Electrical – Intermittently losing power in one leg of a Zinsco Panel

electrical

I am 90% sure I am losing power to one leg. Unfortunatelly, I have not had an outage since I discovered that three breakers on the same leg were un-tripped and losing power (5.7v on each). I initially thought it was one "bad" breaker and after power returned I cut the main breaker, removed the wire which looked good, scraped to get shiny copper, applied a dab of DE-OX and reattached. All of the wire screws are tight and the box looks good. After the power went out a third time I checked the internet more thoroughly for multiple breakers losing power. It may be my service line shown in the attached photo which I should fix as I get severe salt air. Is it likley to be the service line? I need to do a little more research before I try to check continuity between the frayed service line and the problem power leg. Any additional comments. Thanks enter image description here

Best Answer

First off, look at your weatherhead. That funny little gooseneck the powerlines go to. There's a crimp there on each wire. The crimp, and everything between the crimp and the pole, is the power company's bailiwick.

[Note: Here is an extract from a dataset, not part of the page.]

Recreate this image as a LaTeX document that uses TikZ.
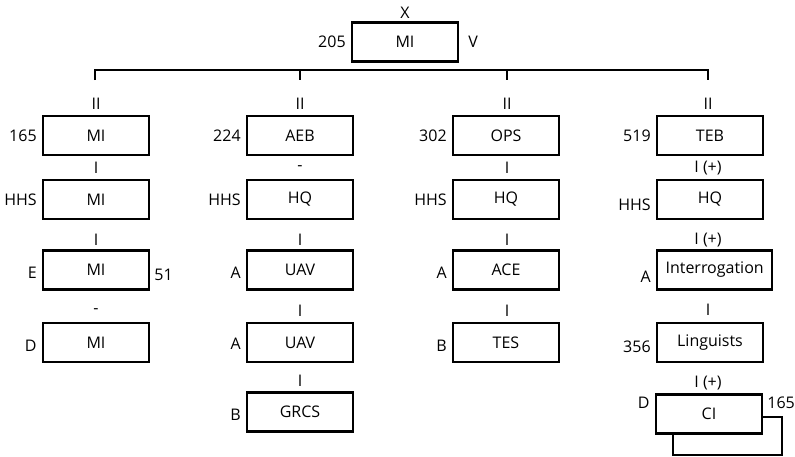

You can't really measure there, but you can measure at the top (line side) of the main breaker.

Turn off the main breaker to prevent crosstalk and feedback from influencing results. Now measure

  • From Hot L1 to Hot L2 (should be 240V)
  • From Hot L1 to Neutral (should be 120V)
  • From Hot L2 to Neutral (should be 120V)

If that is solid, then turn your main breaker back on, and turn off all breakers that are 240V, or handle-tied, or have a red wire going to them. (Zinsco is unique in that a "duplex" double-stuff breaker can actually be a 240V breaker; that is the only panel capable of that trick.) 240V loads will contaminate test results, because they are a resistance between the two poles.

Now, check the numbers again.

If you see the 240V number being less than 240V, that is a lost hot wire. If you see any 120V numbers being above 120V, that is a lost neutral. You can limp along with a lost hot, but a lost neutral is a true emergency. Turn everything off ASAP!

If you see any lost wires, call the power company and report an outage.

We have field reports of the power company discouraging people from reporting outages, by cross-examining you with questions like "Do your lights work"; their job is to screen stupid people to avoid false service calls. If the above tests prove an outage, then you need to "lie" your way past the gatekeeper and get the truck out there. It's not a lie: the outage is real, it really is in their bailiwick, and your lights really are out because you tripped the breakers to prevent damage.

When the truck is out, be sure to point out this damage you show here. I have a feeling the pole-top splice may be in equally deplorable condition, and if it looks bad, the lineman could potentially fix it, call the job done and drive away, leaving this one unnoticed. Don't let that happen. Meanwhile stay away from it.